IGNACIO CAMACHO-ABC
- Aquella emoción colectiva capaz de refundar un Estado se ha ido apagando en la rutina del aburrimiento democrático
Duele decirlo, y más aún pensarlo, pero quizás haya que empezar a admitir que el pacto de la Transición ha caducado. Que tal vez la España de 2023 ya no se identifique con los valores que iluminaron su extraordinaria aventura histórica de hace cuarenta y cinco años. Que aquella emoción colectiva capaz de refundar un Estado se ha ido extinguiendo en la rutina del aburrimiento democrático para volver a la vieja pasión trincherista del enfrentamiento entre bandos. Que la idea del consenso, de la búsqueda de acuerdos, del diálogo y de la colaboración entre adversarios, ha perdido vigencia hasta convertirse en un vestigio abandonado, una ruina arqueológica como esos restos romanos que yacen bajo matas de retama y jaramagos. Que el desgaste de las instituciones y las luces cortas de los liderazgos han sembrado una semilla de escepticismo jeremíaco en el ánimo de los ciudadanos. Que la historia de éxito fue bonita mientras duró pero puede estarse acabando en uno de esos vértigos autodestructivos que a veces arrastran a las naciones al colapso.
Podemos pensar que la culpa de este proceso de declive –degradación podría ser un término más preciso– corresponde a los políticos. Y tendremos razón siempre que no usemos el señalamiento como una forma de amnistiarnos –ufff– a nosotros mismos. Ellos son, sí, unos o uno más que otros desde luego, quienes han abierto los armarios donde habían quedado encerrados los demonios banderizos. Ellos quienes han quebrantado sus compromisos, roto los mecanismos de equilibrio de poderes, excitado el antagonismo, rescatado el espíritu de revancha, fomentado el victimismo resentido y destruido el respeto cívico. Pero nosotros, los españoles, hemos aceptado y asumido la cultura del conflicto, el sectarismo binario que conduce a tratarnos como enemigos y a votar con encono de duelistas en pleno desafío. La fractura electoral emite un diagnóstico de hondo pesimismo.

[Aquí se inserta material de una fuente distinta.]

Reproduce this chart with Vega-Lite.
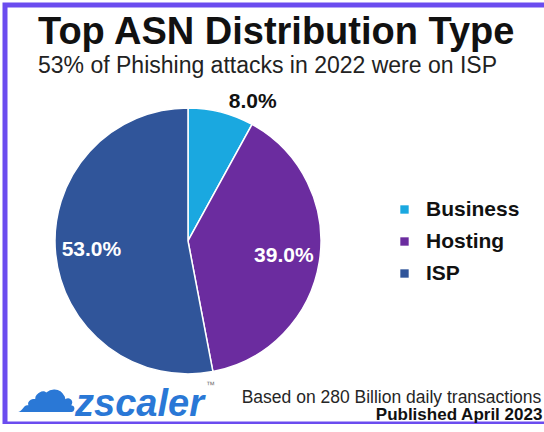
{
  "$schema": "https://vega.github.io/schema/vega-lite/v6.json",
  "width": 539,
  "height": 419,
  "autosize": {"type": "none"},
  "padding": {"left": 5, "top": 5, "right": 0, "bottom": 0},
  "background": "white",
  "title": {
    "text": "Top ASN Distribution Type",
    "subtitle": "53% of Phishing attacks in 2022 were on ISP",
    "anchor": "start",
    "frame": "group",
    "offset": -73,
    "dx": 33,
    "fontSize": 38,
    "fontWeight": "bold",
    "color": "#111111",
    "subtitleFontSize": 23,
    "subtitleColor": "#222222",
    "subtitlePadding": 3
  },
  "datasets": {
    "shares": [
      {"type": "Business", "share": 0.08},
      {"type": "Hosting", "share": 0.39},
      {"type": "ISP", "share": 0.53}
    ],
    "notes": [
      {"part": "source", "note": "Based on 280 Billion daily transactions"},
      {"part": "published", "note": "Published April 2023"},
      {"part": "brand", "note": "zscaler"},
      {"part": "tm", "note": "™"},
      {"part": "icon", "note": "☁"}
    ]
  },
  "layer": [
    {
      "data": {"name": "shares"},
      "mark": {"type": "arc", "outerRadius": 133, "stroke": "white", "strokeWidth": 1.5},
      "encoding": {
        "x": {"datum": 33.95, "type": "quantitative", "scale": {"domain": [0, 100]}, "axis": null},
        "y": {"datum": 56.3, "type": "quantitative", "scale": {"domain": [0, 100], "reverse": true}, "axis": null},
        "theta": {"field": "share", "type": "quantitative", "stack": true},
        "color": {
          "field": "type",
          "type": "nominal",
          "scale": {"domain": ["Business", "Hosting", "ISP"], "range": ["#1aa8e0", "#6b2c9f", "#30559a"]},
          "legend": {
            "title": null,
            "orient": "none",
            "legendX": 389,
            "legendY": 194,
            "symbolType": "square",
            "symbolSize": 70,
            "symbolStrokeWidth": 0,
            "labelFontSize": 21,
            "labelFontWeight": "bold",
            "labelColor": "#111111",
            "labelOffset": 11,
            "rowPadding": 10
          }
        }
      }
    },
    {
      "data": {"name": "shares"},
      "mark": {"type": "text", "radius": 97, "fontSize": 21, "fontWeight": "bold", "fill": "white"},
      "encoding": {
        "x": {"datum": 33.95, "type": "quantitative"},
        "y": {"datum": 56.3, "type": "quantitative"},
        "theta": {"field": "share", "type": "quantitative", "stack": true},
        "detail": {"field": "type", "type": "nominal"},
        "text": {"field": "share", "type": "quantitative", "format": ".1%"},
        "opacity": {"condition": {"test": "datum.type === 'Business'", "value": 0}, "value": 1}
      }
    },
    {
      "data": {"name": "shares"},
      "mark": {"type": "text", "radius": 153, "thetaOffset": 0.185, "fontSize": 21, "fontWeight": "bold", "fill": "#111111"},
      "encoding": {
        "x": {"datum": 33.95, "type": "quantitative"},
        "y": {"datum": 56.3, "type": "quantitative"},
        "theta": {"field": "share", "type": "quantitative", "stack": true},
        "detail": {"field": "type", "type": "nominal"},
        "text": {"field": "share", "type": "quantitative", "format": ".1%"},
        "opacity": {"condition": {"test": "datum.type === 'Business'", "value": 1}, "value": 0}
      }
    },
    {
      "data": {"name": "notes"},
      "transform": [{"filter": "datum.part === 'source'"}],
      "mark": {"type": "text", "align": "right", "baseline": "alphabetic", "fontSize": 17.5, "fill": "#262626"},
      "encoding": {
        "x": {"datum": 99.5, "type": "quantitative"},
        "y": {"datum": 95.0, "type": "quantitative"},
        "text": {"field": "note"}
      }
    },
    {
      "data": {"name": "notes"},
      "transform": [{"filter": "datum.part === 'published'"}],
      "mark": {"type": "text", "align": "right", "baseline": "alphabetic", "fontSize": 17, "fontWeight": "bold", "fill": "#111111"},
      "encoding": {
        "x": {"datum": 99.7, "type": "quantitative"},
        "y": {"datum": 99.1, "type": "quantitative"},
        "text": {"field": "note"}
      }
    },
    {
      "data": {"name": "notes"},
      "transform": [{"filter": "datum.part === 'brand'"}],
      "mark": {"type": "text", "align": "left", "baseline": "alphabetic", "fontSize": 38, "fontWeight": "bold", "fontStyle": "italic", "fill": "#2a78d6"},
      "encoding": {
        "x": {"datum": 13.0, "type": "quantitative"},
        "y": {"datum": 98.0, "type": "quantitative"},
        "text": {"field": "note"}
      }
    },
    {
      "data": {"name": "notes"},
      "transform": [{"filter": "datum.part === 'tm'"}],
      "mark": {"type": "text", "align": "left", "baseline": "alphabetic", "fontSize": 9, "fill": "#777777"},
      "encoding": {
        "x": {"datum": 37.3, "type": "quantitative"},
        "y": {"datum": 91.4, "type": "quantitative"},
        "text": {"field": "note"}
      }
    },
    {
      "data": {"name": "notes"},
      "transform": [{"filter": "datum.part === 'icon'"}],
      "mark": {"type": "text", "align": "center", "baseline": "middle", "fontSize": 62, "font": "DejaVu Sans", "fill": "#2a78d6"},
      "encoding": {
        "x": {"datum": 7.7, "type": "quantitative"},
        "y": {"datum": 92.6, "type": "quantitative"},
        "text": {"field": "note"}
      }
    }
  ],
  "config": {
    "font": "Liberation Sans",
    "view": {"stroke": "#6b4cef", "strokeWidth": 5, "fill": "white", "strokeDash": [539, 419, 958]}
  }
}
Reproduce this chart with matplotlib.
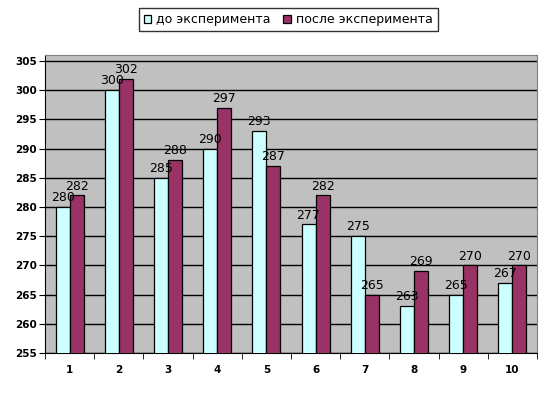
import numpy as np
import matplotlib
matplotlib.use('Agg')
import matplotlib.pyplot as plt

# data
groups = ['1', '2', '3', '4', '5', '6', '7', '8', '9', '10']
before = [280, 300, 285, 290, 293, 277, 275, 263, 265, 267]
after = [282, 302, 288, 297, 287, 282, 265, 269, 270, 270]
yticks = list(range(255, 306, 5))

fig = plt.figure(figsize=(5.53, 3.97), dpi=100)
ax = fig.add_axes([0.0814, 0.111, 0.8896, 0.75])

x = np.arange(len(groups))
w = 1 / 3.5

b1 = ax.bar(x - w / 2, before, w, color='#CCFFFF', edgecolor='black',
            linewidth=0.9, label='до эксперимента', zorder=3)
b2 = ax.bar(x + w / 2, after, w, color='#993366', edgecolor='black',
            linewidth=0.9, label='после эксперимента', zorder=3)

for bars, vals in [(b1, before), (b2, after)]:
    for rect, v in zip(bars, vals):
        ax.annotate(str(v), (rect.get_x() + rect.get_width() / 2, v),
                    xytext=(0, 2), textcoords='offset points',
                    ha='center', va='bottom', fontsize=9, zorder=4)

ax.set_facecolor('#C0C0C0')
ax.set_xlim(-0.5, len(groups) - 0.5)
ax.set_ylim(255, 306)
ax.set_yticks(yticks)
ax.set_yticklabels([str(t) for t in yticks], fontsize=7.5, fontweight='bold')
ax.yaxis.grid(True, color='black', linewidth=1.0, zorder=1)
ax.set_axisbelow(True)

ax.set_xticks(x)
ax.set_xticklabels(groups, fontsize=7.5, fontweight='bold')
ax.set_xticks(np.arange(-0.5, len(groups)), minor=True)
ax.tick_params(axis='x', which='major', length=0, pad=9)
ax.tick_params(axis='x', which='minor', length=4, direction='out', color='black')
ax.tick_params(axis='y', length=4, direction='out', pad=2)

for side in ['top', 'right']:
    ax.spines[side].set_color('#808080')
for side in ['left', 'bottom']:
    ax.spines[side].set_color('black')

leg = fig.legend(loc='center', bbox_to_anchor=(0.521, 0.95), ncol=2, fontsize=9,
                 frameon=True, fancybox=False, edgecolor='black',
                 handlelength=0.6, handleheight=0.6, handletextpad=0.4,
                 columnspacing=1.0, borderpad=0.4)
leg.get_frame().set_linewidth(1.0)

fig.savefig('out.png', dpi=100)
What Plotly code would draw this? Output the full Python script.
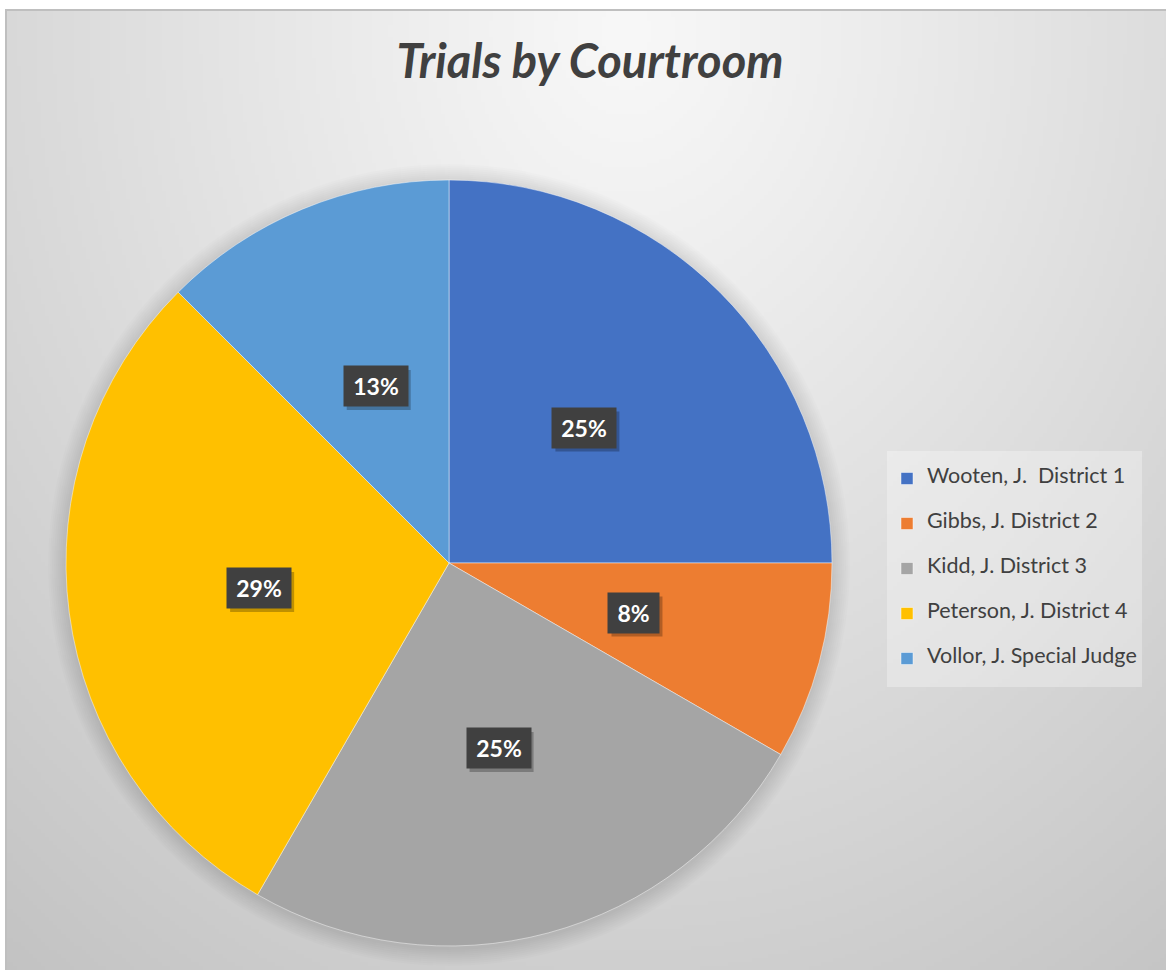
import base64
import math
import struct
import zlib

import numpy as np
import plotly.graph_objects as go

# ---------------- data ----------------
categories = ["Wooten, J.  District 1", "Gibbs, J. District 2", "Kidd, J. District 3",
              "Peterson, J. District 4", "Vollor, J. Special Judge"]
trials = [6, 2, 6, 7, 3]
colors = ["#4472C4", "#ED7D31", "#A5A5A5", "#FFC000", "#5B9BD5"]
title_text = "Trials by Courtroom"

# ---------------- layout constants ----------------
W, H = 1166, 970
CX, CY, R = 449, 563, 383
FONT = "Lato"
TXT = "#404040"


def px(x):
    return x / W


def py(y):
    return 1 - y / H


# ---------------- background gradient (decorative PNG) ----------------
def png_gray(arr):
    h, w = arr.shape
    raw = b"".join(b"\x00" + arr[r].tobytes() for r in range(h))

    def chunk(t, d):
        c = struct.pack(">I", len(d)) + t + d
        return c + struct.pack(">I", zlib.crc32(t + d) & 0xFFFFFFFF)

    return (b"\x89PNG\r\n\x1a\n"
            + chunk(b"IHDR", struct.pack(">IIBBBBB", w, h, 8, 0, 0, 0, 0))
            + chunk(b"IDAT", zlib.compress(raw, 9))
            + chunk(b"IEND", b""))


gw, gh = 290, 240
ii, jj = np.meshgrid(np.arange(gw), np.arange(gh))
Xp = 7 + (ii + 0.5) * (W - 7) / gw
Yp = 11 + (jj + 0.5) * (H - 11) / gh
t = np.sqrt(((Xp - 620) / 1000) ** 2 + ((Yp - 30) / 1200) ** 2)
grad = (248 - 54 * np.clip(t, 0, 1) ** 1.1).astype(np.uint8)
bg_uri = "data:image/png;base64," + base64.b64encode(png_gray(grad)).decode()

# ---------------- figure ----------------
fig = go.Figure()

# soft shadow under the pie (stacked translucent discs)
for k in range(1, 10):
    d = 2 * k
    off = 2
    fig.add_trace(go.Pie(
        labels=["shadow"], values=[1], sort=False,
        marker=dict(colors=["rgba(0,0,0,0.013)"], line=dict(width=0)),
        textinfo="none", hoverinfo="skip", showlegend=False,
        domain=dict(x=[px(CX - R - d), px(CX + R + d)],
                    y=[py(CY + off + R + d), py(CY + off - R - d)]),
    ))

legend_labels = [
    '\u00a0<br><span style="font-size:21.5px">' + c.replace("  ", "\u00a0 ") + "</span><br>\u00a0"
    for c in categories
]

fig.add_trace(go.Pie(
    labels=legend_labels, values=trials, sort=False,
    direction="clockwise", rotation=0,
    marker=dict(colors=colors, line=dict(color="rgba(255,255,255,0.45)", width=1)),
    textinfo="none",
    customdata=categories,
    hovertemplate="%{customdata}: %{value} (%{percent})<extra></extra>",
    domain=dict(x=[px(CX - R), px(CX + R)], y=[py(CY + R), py(CY - R)]),
    showlegend=True,
))

# data labels: dark boxes at half radius, positions derived from the values
total = sum(trials)
cum = 0
shapes = [dict(type="rect", xref="paper", yref="paper",
               x0=px(6), y0=-0.05, x1=1.05, y1=py(10),
               line=dict(color="#bfbfbf", width=2), layer="below")]
annotations = []
PAD = 5
BOX_H = 30
for v in trials:
    pct = math.floor(v / total * 100 + 0.5)
    theta = math.radians((cum + v / 2) / total * 360)
    cum += v
    X = CX + 0.5 * R * math.sin(theta)
    Y = CY - 0.5 * R * math.cos(theta)
    label = f"{pct}%"
    bw = 41 if len(label) <= 2 else 54
    # drop shadow behind the label box
    sx, sy = X + 3, Y + 4
    hw, hh = bw / 2 + PAD, BOX_H / 2 + PAD
    shapes.append(dict(type="rect", xref="paper", yref="paper",
                       x0=px(sx - hw), x1=px(sx + hw), y0=py(sy + hh), y1=py(sy - hh),
                       fillcolor="rgba(0,0,0,0.25)", line=dict(width=0), layer="above"))
    annotations.append(dict(text=label, xref="paper", yref="paper", x=px(X), y=py(Y),
                            xanchor="center", yanchor="middle", showarrow=False,
                            width=bw, height=BOX_H, borderpad=PAD, bgcolor="#404040",
                            font=dict(family=FONT, size=23, color="white", weight="bold")))

fig.update_layout(
    width=W, height=H,
    margin=dict(l=0, r=0, t=0, b=0),
    paper_bgcolor="white",
    plot_bgcolor="rgba(0,0,0,0)",
    title=dict(text=title_text, x=px(590), y=py(62), xref="paper", yref="paper",
               xanchor="center", yanchor="middle",
               font=dict(family=FONT, size=47, color=TXT, weight="bold", style="italic")),
    legend=dict(x=px(887), y=py(451), xanchor="left", yanchor="top",
                bgcolor="rgba(255,255,255,0.3)", borderwidth=0,
                font=dict(family=FONT, size=10.77, color=TXT),
                traceorder="normal"),
    images=[dict(source=bg_uri, xref="paper", yref="paper",
                 x=px(7), y=py(11), sizex=1.01 - px(7), sizey=py(11) + 0.01,
                 xanchor="left", yanchor="top", sizing="stretch", layer="below")],
    shapes=shapes,
    annotations=annotations,
)

fig.write_html("out.html", config={"displayModeBar": False},
               post_script="document.body.style.margin='0';document.body.style.overflow='hidden';")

El problema ya no es sólo la nación desvertebrada por el particularismo que hace un siglo denunció Ortega. Es una sociedad polarizada hasta el paroxismo cuyo Gobierno se sostiene sobre una alianza de fuerzas rupturistas unidas por la voluntad expresa de liquidar el sistema. Es el desdén por el Derecho y la ley, son la arbitrariedad y la conveniencia elevadas a la condición de razones supremas. Es la anomalía institucional, la artería fraudulenta convertida en prioridad estratégica. Es la atonía con que el sujeto de la soberanía se desentiende de una deriva de mutación de régimen a cámara lenta. Son las costuras cada vez más deshilvanadas del tejido de la convivencia. Es la amenaza de quiebra estructural que subyace en la ausencia de reglas. Es un modelo en crisis que apenas puede escenificar cada 12 de octubre el torpe simulacro oficial de una tregua. Qué clase de fiesta de identidad comunitaria cabe celebrar bajo este síndrome de decadencia.